When airspace capacity is reduced, some flights may be delayed through the allocation of air traffic flow management slots, in accordance with the FPFS rule. Although this
reassignment seems the natural way to handle such a situation, the fact that different flights have generally different economical values suggests that other reallocation mechanisms
may provide more convenient solutions from the airlines’ cost perspective. For instance, each airline could propose a set of slot swap offers, with the Network Manager
(NM) playing the role of the mediator and deciding which offers to match. However, this mechanism requires a huge effort from the airlines to evaluate all possible offer
combinations, a number which is exponentially growing with the size of their fleet. In addition, all airlines make their offers simply relying on their flights and their current
schedule, without the possibility to fully exploit what is available on the market, as they have no information regarding other airlines’ offers.
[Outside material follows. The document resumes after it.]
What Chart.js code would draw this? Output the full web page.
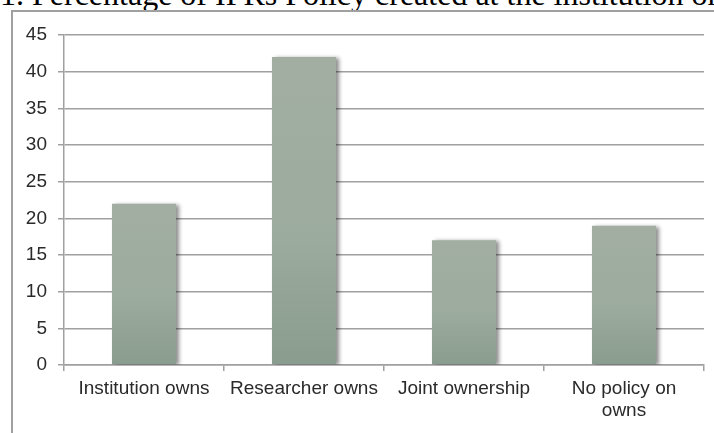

With our Inter-airline Slot
Swap Offer Provider model, we aim to invert this process: we allow airlines to assign preferences to their flights and let the NM instead to play the role of the airlines’ broker,
who, based on the preferences and ensuring no negative impact to all airlines, provides a set of ready-made offers that each airline can decide either to accept or refuse. Hence,
a slot trade is represented by the matching of several offers of different airlines; if all the offers defining a trade are accepted then the corresponding slot swap eventually takes
place, otherwise all the flights involved in the trade keep their initial position in the schedule.